Repeat the material verbatim. Images are excluded from the copy.

_Given data_
——
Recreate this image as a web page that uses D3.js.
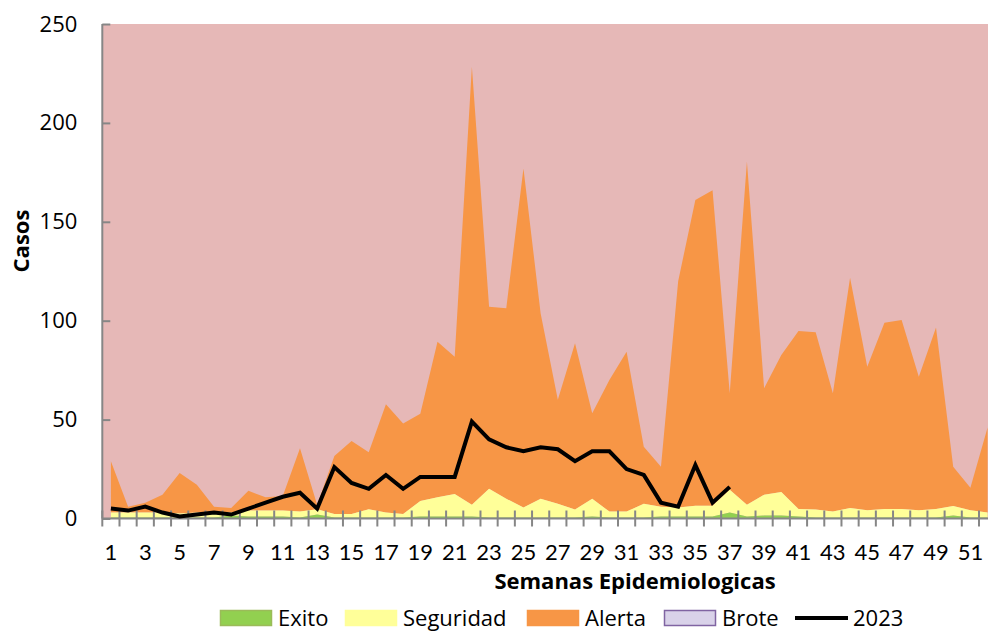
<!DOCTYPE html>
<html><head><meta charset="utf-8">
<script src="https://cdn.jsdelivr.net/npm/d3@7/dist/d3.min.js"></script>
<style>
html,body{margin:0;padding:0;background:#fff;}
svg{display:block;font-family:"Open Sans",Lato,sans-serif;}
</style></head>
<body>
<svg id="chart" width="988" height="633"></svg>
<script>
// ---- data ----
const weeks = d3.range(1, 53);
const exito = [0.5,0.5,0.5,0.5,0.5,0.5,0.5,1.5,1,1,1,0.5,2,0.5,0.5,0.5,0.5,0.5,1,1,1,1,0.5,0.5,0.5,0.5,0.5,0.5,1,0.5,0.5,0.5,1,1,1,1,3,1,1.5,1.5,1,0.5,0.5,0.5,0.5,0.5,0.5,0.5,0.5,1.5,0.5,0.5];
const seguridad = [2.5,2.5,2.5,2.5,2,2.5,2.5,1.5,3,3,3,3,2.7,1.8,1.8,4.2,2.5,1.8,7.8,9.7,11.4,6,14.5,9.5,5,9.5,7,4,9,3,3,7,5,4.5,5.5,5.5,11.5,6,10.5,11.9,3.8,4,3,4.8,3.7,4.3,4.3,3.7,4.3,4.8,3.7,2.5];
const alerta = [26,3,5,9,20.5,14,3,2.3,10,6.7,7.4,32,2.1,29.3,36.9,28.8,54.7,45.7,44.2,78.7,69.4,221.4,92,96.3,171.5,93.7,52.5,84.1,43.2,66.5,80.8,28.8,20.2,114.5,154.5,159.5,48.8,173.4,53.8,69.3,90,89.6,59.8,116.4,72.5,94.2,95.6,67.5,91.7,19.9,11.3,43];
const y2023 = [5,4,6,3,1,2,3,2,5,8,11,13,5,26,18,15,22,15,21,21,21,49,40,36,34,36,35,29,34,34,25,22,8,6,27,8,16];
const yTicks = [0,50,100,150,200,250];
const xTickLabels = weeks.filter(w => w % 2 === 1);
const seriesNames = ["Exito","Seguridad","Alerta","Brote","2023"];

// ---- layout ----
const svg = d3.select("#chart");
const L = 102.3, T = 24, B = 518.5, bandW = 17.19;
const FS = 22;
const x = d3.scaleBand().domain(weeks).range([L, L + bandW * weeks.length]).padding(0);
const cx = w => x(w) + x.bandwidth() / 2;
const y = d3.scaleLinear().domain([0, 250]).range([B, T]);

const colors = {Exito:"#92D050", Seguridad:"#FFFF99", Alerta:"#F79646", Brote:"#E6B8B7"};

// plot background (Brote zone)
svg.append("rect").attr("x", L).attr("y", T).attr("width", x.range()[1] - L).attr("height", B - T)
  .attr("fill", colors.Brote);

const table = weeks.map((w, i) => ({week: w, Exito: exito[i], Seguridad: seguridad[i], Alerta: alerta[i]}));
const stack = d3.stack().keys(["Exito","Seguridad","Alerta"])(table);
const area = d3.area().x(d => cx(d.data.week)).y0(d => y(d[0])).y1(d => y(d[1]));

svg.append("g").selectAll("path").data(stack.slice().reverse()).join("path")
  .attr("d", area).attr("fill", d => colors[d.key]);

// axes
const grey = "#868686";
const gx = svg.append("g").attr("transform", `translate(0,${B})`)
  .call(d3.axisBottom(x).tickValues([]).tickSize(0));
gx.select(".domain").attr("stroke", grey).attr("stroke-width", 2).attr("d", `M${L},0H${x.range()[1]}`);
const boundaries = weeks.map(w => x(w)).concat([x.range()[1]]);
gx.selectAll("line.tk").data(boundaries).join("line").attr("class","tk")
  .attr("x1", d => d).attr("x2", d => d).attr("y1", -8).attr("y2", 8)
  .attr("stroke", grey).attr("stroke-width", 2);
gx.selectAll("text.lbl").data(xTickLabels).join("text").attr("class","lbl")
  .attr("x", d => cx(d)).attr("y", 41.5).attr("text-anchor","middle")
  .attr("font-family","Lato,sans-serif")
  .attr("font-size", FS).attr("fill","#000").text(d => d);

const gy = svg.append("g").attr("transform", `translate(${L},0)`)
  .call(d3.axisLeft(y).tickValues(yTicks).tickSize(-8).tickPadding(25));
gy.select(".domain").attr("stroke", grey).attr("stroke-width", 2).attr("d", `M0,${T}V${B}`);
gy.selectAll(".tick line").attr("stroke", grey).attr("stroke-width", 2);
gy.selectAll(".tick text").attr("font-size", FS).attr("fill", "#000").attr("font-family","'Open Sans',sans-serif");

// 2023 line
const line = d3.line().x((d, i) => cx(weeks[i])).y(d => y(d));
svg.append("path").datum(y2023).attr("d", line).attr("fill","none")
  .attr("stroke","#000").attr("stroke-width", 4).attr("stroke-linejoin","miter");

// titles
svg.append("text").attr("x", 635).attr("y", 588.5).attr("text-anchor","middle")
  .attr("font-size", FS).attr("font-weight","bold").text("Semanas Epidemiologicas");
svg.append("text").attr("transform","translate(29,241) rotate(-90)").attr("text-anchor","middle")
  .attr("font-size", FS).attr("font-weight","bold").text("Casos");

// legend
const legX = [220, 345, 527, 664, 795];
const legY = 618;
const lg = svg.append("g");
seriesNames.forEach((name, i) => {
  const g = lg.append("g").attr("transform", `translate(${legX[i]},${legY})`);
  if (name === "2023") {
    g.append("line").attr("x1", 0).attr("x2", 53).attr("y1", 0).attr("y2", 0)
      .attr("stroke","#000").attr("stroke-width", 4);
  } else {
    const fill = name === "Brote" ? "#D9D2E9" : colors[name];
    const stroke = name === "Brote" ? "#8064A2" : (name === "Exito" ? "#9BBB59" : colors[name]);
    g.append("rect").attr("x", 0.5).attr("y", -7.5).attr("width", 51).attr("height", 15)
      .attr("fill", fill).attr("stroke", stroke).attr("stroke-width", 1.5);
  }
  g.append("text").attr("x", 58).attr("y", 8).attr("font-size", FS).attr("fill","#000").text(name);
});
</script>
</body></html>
——
_Solution for this exercise_
Recreate this image as a web page that uses D3.js.
<!DOCTYPE html>
<html><head><meta charset="utf-8">
<script src="https://cdn.jsdelivr.net/npm/d3@7/dist/d3.min.js"></script>
<style>
html,body{margin:0;padding:0;background:#fff;}
svg{display:block;font-family:"Open Sans",Lato,sans-serif;}
</style></head>
<body>
<svg id="chart" width="988" height="633"></svg>
<script>
// ---- data ----
const weeks = d3.range(1, 53);
const exito = [0.5,0.5,0.5,0.5,0.5,0.5,0.5,1.5,1,1,1,0.5,2,0.5,0.5,0.5,0.5,0.5,1,1,1,1,0.5,0.5,0.5,0.5,0.5,0.5,1,0.5,0.5,0.5,1,1,1,1,3,1,1.5,1.5,1,0.5,0.5,0.5,0.5,0.5,0.5,0.5,0.5,1.5,0.5,0.5];
const seguridad = [2.5,2.5,2.5,2.5,2,2.5,2.5,1.5,3,3,3,3,2.7,1.8,1.8,4.2,2.5,1.8,7.8,9.7,11.4,6,14.5,9.5,5,9.5,7,4,9,3,3,7,5,4.5,5.5,5.5,11.5,6,10.5,11.9,3.8,4,3,4.8,3.7,4.3,4.3,3.7,4.3,4.8,3.7,2.5];
const alerta = [26,3,5,9,20.5,14,3,2.3,10,6.7,7.4,32,2.1,29.3,36.9,28.8,54.7,45.7,44.2,78.7,69.4,221.4,92,96.3,171.5,93.7,52.5,84.1,43.2,66.5,80.8,28.8,20.2,114.5,154.5,159.5,48.8,173.4,53.8,69.3,90,89.6,59.8,116.4,72.5,94.2,95.6,67.5,91.7,19.9,11.3,43];
const y2023 = [5,4,6,3,1,2,3,2,5,8,11,13,5,26,18,15,22,15,21,21,21,49,40,36,34,36,35,29,34,34,25,22,8,6,27,8,16];
const yTicks = [0,50,100,150,200,250];
const xTickLabels = weeks.filter(w => w % 2 === 1);
const seriesNames = ["Exito","Seguridad","Alerta","Brote","2023"];

// ---- layout ----
const svg = d3.select("#chart");
const L = 102.3, T = 24, B = 518.5, bandW = 17.19;
const FS = 22;
const x = d3.scaleBand().domain(weeks).range([L, L + bandW * weeks.length]).padding(0);
const cx = w => x(w) + x.bandwidth() / 2;
const y = d3.scaleLinear().domain([0, 250]).range([B, T]);

const colors = {Exito:"#92D050", Seguridad:"#FFFF99", Alerta:"#F79646", Brote:"#E6B8B7"};

// plot background (Brote zone)
svg.append("rect").attr("x", L).attr("y", T).attr("width", x.range()[1] - L).attr("height", B - T)
  .attr("fill", colors.Brote);

const table = weeks.map((w, i) => ({week: w, Exito: exito[i], Seguridad: seguridad[i], Alerta: alerta[i]}));
const stack = d3.stack().keys(["Exito","Seguridad","Alerta"])(table);
const area = d3.area().x(d => cx(d.data.week)).y0(d => y(d[0])).y1(d => y(d[1]));

svg.append("g").selectAll("path").data(stack.slice().reverse()).join("path")
  .attr("d", area).attr("fill", d => colors[d.key]);

// axes
const grey = "#868686";
const gx = svg.append("g").attr("transform", `translate(0,${B})`)
  .call(d3.axisBottom(x).tickValues([]).tickSize(0));
gx.select(".domain").attr("stroke", grey).attr("stroke-width", 2).attr("d", `M${L},0H${x.range()[1]}`);
const boundaries = weeks.map(w => x(w)).concat([x.range()[1]]);
gx.selectAll("line.tk").data(boundaries).join("line").attr("class","tk")
  .attr("x1", d => d).attr("x2", d => d).attr("y1", -8).attr("y2", 8)
  .attr("stroke", grey).attr("stroke-width", 2);
gx.selectAll("text.lbl").data(xTickLabels).join("text").attr("class","lbl")
  .attr("x", d => cx(d)).attr("y", 41.5).attr("text-anchor","middle")
  .attr("font-family","Lato,sans-serif")
  .attr("font-size", FS).attr("fill","#000").text(d => d);

const gy = svg.append("g").attr("transform", `translate(${L},0)`)
  .call(d3.axisLeft(y).tickValues(yTicks).tickSize(-8).tickPadding(25));
gy.select(".domain").attr("stroke", grey).attr("stroke-width", 2).attr("d", `M0,${T}V${B}`);
gy.selectAll(".tick line").attr("stroke", grey).attr("stroke-width", 2);
gy.selectAll(".tick text").attr("font-size", FS).attr("fill", "#000").attr("font-family","'Open Sans',sans-serif");

// 2023 line
const line = d3.line().x((d, i) => cx(weeks[i])).y(d => y(d));
svg.append("path").datum(y2023).attr("d", line).attr("fill","none")
  .attr("stroke","#000").attr("stroke-width", 4).attr("stroke-linejoin","miter");

// titles
svg.append("text").attr("x", 635).attr("y", 588.5).attr("text-anchor","middle")
  .attr("font-size", FS).attr("font-weight","bold").text("Semanas Epidemiologicas");
svg.append("text").attr("transform","translate(29,241) rotate(-90)").attr("text-anchor","middle")
  .attr("font-size", FS).attr("font-weight","bold").text("Casos");

// legend
const legX = [220, 345, 527, 664, 795];
const legY = 618;
const lg = svg.append("g");
seriesNames.forEach((name, i) => {
  const g = lg.append("g").attr("transform", `translate(${legX[i]},${legY})`);
  if (name === "2023") {
    g.append("line").attr("x1", 0).attr("x2", 53).attr("y1", 0).attr("y2", 0)
      .attr("stroke","#000").attr("stroke-width", 4);
  } else {
    const fill = name === "Brote" ? "#D9D2E9" : colors[name];
    const stroke = name === "Brote" ? "#8064A2" : (name === "Exito" ? "#9BBB59" : colors[name]);
    g.append("rect").attr("x", 0.5).attr("y", -7.5).attr("width", 51).attr("height", 15)
      .attr("fill", fill).attr("stroke", stroke).attr("stroke-width", 1.5);
  }
  g.append("text").attr("x", 58).attr("y", 8).attr("font-size", FS).attr("fill","#000").text(name);
});
</script>
</body></html>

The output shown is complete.